An Interview with Shilo Niziolek

Posted in: Books

Little Deaths by Shilo Niziolek is now available for pre-order. We interviewed her so you could get to know her a little better!

How long did it take you to write Little Deaths? What was your process for pulling it together?

Little Deaths was actually the fastest book I’ve ever written. It feels like it came together so fast because it captures a very specific moment in time, which, although all the poems aren’t about this, is the last few months of my dog’s 14 year life and the few months that directly followed. I wrote Little Deaths in a pressure cooker of 8 months. This collection came together the most organically of the three collections I’ve written. At the time I was writing it I read Timber Curtain by Frances McCue which is a collection that employs the use of erasures and their counterparts. Already, I had some poems in this collection that began with the word When, which points toward the intense impending nature of the future and all it holds, but especially grief, whether that be grief in losing my dog, climate-grief, or present moment grief for for past traumas where the when becomes a sort of spell for imagining a better world. Because of that collection I was inspired to take these When poems and make erasures out of them with the idea of creating alternate worlds, alternate pathways, then that of the original poem. Once I performed the erasures I sat down and ordered it all in one sitting and never deviated or questioned that order, which is very much not usually the case.

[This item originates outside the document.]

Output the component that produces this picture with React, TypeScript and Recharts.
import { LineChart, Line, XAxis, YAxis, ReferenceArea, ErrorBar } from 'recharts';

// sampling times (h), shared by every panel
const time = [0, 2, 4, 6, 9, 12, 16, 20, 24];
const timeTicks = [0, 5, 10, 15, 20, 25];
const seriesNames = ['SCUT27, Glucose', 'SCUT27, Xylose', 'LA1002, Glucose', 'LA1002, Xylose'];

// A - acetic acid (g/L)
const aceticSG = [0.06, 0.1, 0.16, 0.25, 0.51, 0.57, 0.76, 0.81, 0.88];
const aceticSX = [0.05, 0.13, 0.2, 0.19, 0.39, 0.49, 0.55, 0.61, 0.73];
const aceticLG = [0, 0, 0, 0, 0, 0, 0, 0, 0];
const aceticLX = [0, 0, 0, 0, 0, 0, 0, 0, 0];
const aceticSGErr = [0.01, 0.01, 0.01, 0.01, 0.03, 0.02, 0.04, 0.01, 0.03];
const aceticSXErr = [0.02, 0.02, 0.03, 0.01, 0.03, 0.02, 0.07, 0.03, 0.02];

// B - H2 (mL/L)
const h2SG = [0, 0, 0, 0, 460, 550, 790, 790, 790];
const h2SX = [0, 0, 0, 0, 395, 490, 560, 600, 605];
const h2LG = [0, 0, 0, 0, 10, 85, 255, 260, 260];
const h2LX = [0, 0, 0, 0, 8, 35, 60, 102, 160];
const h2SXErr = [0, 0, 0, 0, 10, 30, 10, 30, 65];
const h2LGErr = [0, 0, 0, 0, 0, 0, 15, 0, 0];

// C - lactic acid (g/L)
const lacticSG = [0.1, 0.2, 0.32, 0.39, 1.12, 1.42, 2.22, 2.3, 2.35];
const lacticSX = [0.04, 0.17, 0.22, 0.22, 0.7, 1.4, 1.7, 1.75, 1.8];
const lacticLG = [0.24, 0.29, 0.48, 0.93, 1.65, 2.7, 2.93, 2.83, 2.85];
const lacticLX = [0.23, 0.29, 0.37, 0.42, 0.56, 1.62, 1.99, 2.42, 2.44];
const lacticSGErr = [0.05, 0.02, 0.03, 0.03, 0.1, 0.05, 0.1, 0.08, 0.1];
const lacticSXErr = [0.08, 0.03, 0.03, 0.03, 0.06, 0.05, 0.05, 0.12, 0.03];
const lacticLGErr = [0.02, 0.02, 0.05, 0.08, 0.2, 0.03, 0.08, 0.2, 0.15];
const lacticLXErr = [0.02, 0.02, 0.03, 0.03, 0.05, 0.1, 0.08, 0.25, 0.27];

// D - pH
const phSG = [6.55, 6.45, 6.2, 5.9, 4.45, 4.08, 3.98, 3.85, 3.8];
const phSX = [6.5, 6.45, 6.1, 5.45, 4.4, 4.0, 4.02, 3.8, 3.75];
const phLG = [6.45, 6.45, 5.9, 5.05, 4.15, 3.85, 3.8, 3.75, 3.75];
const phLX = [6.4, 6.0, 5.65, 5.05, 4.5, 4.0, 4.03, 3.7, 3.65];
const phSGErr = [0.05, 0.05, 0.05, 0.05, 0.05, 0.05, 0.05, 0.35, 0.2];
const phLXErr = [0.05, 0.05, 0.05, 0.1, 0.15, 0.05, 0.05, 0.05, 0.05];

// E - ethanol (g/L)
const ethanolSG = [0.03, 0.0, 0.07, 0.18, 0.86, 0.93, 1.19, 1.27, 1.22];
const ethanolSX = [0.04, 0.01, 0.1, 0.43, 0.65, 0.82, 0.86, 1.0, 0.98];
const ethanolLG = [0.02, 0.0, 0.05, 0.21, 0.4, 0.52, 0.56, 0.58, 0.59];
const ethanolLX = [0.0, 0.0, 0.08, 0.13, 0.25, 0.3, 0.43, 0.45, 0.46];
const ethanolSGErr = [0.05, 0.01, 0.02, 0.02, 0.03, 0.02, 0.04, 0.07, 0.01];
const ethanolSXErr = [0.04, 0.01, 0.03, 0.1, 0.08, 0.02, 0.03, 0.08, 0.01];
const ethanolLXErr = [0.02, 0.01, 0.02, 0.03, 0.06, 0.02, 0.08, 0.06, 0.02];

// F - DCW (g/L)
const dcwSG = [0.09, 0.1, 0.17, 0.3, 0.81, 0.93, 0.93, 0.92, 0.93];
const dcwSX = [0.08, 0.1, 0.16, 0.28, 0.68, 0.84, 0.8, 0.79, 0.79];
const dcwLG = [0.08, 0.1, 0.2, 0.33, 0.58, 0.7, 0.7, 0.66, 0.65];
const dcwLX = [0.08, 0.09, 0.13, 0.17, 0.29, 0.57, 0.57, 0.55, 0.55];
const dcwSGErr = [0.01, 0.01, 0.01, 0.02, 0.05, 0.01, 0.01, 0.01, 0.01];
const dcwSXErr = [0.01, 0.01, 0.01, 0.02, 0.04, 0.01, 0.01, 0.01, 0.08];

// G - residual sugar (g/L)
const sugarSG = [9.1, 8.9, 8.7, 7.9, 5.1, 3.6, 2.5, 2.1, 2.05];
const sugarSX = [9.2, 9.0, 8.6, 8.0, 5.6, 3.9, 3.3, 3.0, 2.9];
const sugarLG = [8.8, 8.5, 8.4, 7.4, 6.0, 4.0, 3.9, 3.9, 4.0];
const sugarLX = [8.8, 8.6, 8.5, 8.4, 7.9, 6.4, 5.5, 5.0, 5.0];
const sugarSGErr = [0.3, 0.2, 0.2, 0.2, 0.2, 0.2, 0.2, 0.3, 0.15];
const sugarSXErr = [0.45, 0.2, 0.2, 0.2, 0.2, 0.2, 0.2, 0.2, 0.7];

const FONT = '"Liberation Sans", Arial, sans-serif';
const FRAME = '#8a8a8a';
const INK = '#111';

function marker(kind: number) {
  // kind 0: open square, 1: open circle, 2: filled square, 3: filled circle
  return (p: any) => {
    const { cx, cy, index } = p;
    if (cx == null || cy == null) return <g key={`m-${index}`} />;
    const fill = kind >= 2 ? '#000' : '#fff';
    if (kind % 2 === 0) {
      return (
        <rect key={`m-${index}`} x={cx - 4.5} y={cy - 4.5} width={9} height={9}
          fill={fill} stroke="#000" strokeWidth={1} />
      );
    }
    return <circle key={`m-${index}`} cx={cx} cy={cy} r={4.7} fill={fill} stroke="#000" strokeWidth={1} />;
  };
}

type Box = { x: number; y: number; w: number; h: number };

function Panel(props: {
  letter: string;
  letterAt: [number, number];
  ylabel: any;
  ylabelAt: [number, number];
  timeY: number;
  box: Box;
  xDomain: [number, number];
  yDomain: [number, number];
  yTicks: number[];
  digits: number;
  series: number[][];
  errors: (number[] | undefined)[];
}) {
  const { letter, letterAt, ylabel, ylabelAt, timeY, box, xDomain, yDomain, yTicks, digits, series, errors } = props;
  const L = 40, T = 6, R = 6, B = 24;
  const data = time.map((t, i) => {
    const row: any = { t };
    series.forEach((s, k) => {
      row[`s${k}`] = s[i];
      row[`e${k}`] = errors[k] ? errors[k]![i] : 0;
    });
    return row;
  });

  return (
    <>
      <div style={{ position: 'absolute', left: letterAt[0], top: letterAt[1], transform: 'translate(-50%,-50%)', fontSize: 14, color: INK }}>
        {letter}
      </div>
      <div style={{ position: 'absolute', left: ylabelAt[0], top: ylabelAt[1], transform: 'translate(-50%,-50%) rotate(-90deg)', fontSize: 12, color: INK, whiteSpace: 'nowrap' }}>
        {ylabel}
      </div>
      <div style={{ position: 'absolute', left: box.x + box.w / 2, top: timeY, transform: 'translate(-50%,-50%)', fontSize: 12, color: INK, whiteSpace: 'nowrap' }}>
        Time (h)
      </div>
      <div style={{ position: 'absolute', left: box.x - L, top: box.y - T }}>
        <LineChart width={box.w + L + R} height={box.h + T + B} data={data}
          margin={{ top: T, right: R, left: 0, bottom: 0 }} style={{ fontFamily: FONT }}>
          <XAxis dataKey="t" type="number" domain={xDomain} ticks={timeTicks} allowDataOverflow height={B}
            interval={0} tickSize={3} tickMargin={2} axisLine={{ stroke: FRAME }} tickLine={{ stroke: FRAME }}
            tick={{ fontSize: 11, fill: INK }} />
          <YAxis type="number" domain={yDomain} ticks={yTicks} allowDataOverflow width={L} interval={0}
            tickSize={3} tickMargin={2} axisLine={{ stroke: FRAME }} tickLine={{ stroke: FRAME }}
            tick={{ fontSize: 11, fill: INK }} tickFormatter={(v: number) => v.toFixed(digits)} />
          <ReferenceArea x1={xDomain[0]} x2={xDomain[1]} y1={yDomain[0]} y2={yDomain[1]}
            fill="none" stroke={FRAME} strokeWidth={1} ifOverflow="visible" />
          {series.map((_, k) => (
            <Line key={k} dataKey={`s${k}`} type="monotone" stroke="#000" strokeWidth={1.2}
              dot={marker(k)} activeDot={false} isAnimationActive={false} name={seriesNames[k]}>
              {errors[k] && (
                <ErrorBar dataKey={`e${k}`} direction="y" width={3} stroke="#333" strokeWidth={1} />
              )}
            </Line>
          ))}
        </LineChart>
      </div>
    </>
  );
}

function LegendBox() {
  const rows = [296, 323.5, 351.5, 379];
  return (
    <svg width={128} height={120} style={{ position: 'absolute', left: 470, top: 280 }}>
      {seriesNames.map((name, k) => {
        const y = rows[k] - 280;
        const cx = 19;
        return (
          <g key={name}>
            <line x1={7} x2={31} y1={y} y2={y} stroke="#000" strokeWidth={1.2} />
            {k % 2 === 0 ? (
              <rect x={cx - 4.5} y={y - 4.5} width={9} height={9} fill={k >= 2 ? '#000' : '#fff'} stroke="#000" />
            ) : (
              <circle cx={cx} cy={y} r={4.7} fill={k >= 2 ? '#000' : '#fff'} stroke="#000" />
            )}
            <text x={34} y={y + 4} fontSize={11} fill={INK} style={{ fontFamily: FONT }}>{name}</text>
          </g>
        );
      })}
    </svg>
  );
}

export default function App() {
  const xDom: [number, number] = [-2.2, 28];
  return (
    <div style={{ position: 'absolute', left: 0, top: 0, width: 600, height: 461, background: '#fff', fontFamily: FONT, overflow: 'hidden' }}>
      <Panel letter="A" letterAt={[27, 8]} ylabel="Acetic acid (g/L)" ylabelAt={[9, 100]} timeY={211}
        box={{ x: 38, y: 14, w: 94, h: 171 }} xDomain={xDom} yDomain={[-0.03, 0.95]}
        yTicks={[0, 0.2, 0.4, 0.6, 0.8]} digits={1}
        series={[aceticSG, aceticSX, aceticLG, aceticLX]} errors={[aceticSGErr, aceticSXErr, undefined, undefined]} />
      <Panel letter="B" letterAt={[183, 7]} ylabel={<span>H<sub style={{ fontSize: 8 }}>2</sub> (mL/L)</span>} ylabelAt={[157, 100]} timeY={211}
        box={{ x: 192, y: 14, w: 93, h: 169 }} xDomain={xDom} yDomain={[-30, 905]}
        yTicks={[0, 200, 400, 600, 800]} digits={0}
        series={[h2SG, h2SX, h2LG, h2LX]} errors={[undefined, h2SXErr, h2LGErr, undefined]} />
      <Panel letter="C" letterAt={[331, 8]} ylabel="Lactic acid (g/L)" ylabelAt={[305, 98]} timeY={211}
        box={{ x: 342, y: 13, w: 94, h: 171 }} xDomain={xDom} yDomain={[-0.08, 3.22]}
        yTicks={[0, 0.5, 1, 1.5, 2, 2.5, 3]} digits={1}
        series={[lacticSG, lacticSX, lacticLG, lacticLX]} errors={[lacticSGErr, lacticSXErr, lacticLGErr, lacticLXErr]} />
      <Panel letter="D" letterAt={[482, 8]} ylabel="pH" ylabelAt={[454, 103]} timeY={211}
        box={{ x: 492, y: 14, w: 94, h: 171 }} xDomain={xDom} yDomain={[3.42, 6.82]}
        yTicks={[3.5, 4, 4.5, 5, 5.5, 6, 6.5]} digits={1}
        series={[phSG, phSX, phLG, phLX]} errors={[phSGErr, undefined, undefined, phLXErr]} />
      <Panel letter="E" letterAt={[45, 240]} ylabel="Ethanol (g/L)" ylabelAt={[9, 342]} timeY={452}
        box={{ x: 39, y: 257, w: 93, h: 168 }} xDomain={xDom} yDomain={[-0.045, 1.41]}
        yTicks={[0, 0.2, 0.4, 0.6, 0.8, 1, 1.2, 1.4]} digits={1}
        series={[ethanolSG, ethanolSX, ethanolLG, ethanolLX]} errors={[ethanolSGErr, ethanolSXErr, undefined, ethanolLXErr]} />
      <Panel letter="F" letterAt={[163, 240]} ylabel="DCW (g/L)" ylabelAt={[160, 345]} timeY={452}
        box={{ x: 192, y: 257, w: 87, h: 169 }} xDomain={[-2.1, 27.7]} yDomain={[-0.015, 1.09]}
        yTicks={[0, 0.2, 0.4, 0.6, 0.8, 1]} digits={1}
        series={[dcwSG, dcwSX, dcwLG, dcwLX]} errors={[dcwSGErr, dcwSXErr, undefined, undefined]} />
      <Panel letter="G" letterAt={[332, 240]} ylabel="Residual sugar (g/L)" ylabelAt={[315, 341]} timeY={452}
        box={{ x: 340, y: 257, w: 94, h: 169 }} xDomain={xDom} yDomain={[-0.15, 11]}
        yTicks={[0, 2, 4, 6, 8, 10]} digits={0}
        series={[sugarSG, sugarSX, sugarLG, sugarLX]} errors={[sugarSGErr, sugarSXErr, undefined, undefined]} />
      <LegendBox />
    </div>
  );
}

What’s a favorite poem from the collection? Why?

I reread this whole collection in order to answer this question and at the end of each poem I thought, this is the one I love most, and then I would read the next. That has never happened to me with any work. So, because of this, I am going to have to pick “Sorry You Don’t Burn With Yearning” which is the last poem in the collection so the last one I read, but I feel like it’s effective in this way because it’s a long prose-list poem and its got all the elements from the other poems I loved: hunger, desperation, hoards and hounds and pounds of longing.

What’s your writing routine look like?

I have zero writing routine. Seriously, I do not actually understand folks with writing routines. Firstly, I like to be beholden to the muse. I know we aren’t supposed to be, and this is why I’ve never been able to finish any of my novel starts, but I love the muse and I want to respect her boundaries. Secondly, I’m chronically ill but also working full-time between my job as a college instructor, my contract work as a creative writing facilitator, my second-life as an Editor-in-Chief of the literary magazine Scavengers, my third and fourth life as a recluse, as a mother to a chronically ill dog, and my fifth life as a lady of leisure. Poems come when they will and I let them. If I do start to feel antsy after not writing anything for a few weeks, I read some collections of others poetry and that almost always does the trick.

Who are your favorite poets?

Ugghhh, this is a loaded question. Um, whatever one I am reading at the time? That’s not a question but also is. I do have some that I always return to though: Emily Skaja and her collection Brute (that book destroys my life every time I open it), Mary Ruefle’s collection Dunce when I need to mix my nature poetry with a little frivolity, and in no particular order: Layli Long Solider, Kelly Gray, Claire Wahmanholm, Chen Chen, Melissa Crowe, Jennifer Millitello, Jane Wong, TC Tolbert, Hanif Abdurraqib, Catherine Broadwall, Emma Bolden, Allison Titus, Sarah Marcus, Richard Siken, Paige Ackerson-Kiely, Darla Mottram, Stephanie Adam-Santos, Emily Perkovich, Pablo Neruda, Ocean Vuong, Cameron Awkward-Rich, and Mary Oliver.

What are you reading right now?

Alice Hoffman’s The River King (third re-read)

Kate Zambreno’s Heroines

Alix E. Harrow’s Starling House

West Trade Review Spring 2024 Volume 15

Becky Chambers’s A Prayer for the Crown Shy

Dream of Xibalba by Stephanie Adam-Santos

A Monster Calls by Patrick Ness

What’s your favorite non-writing activity?

My favorite non-writing activity is reading, but a non-book related activity is to go swimming, which you’ll see my need to have my head under water crop up in a few of the poems in Little Deaths.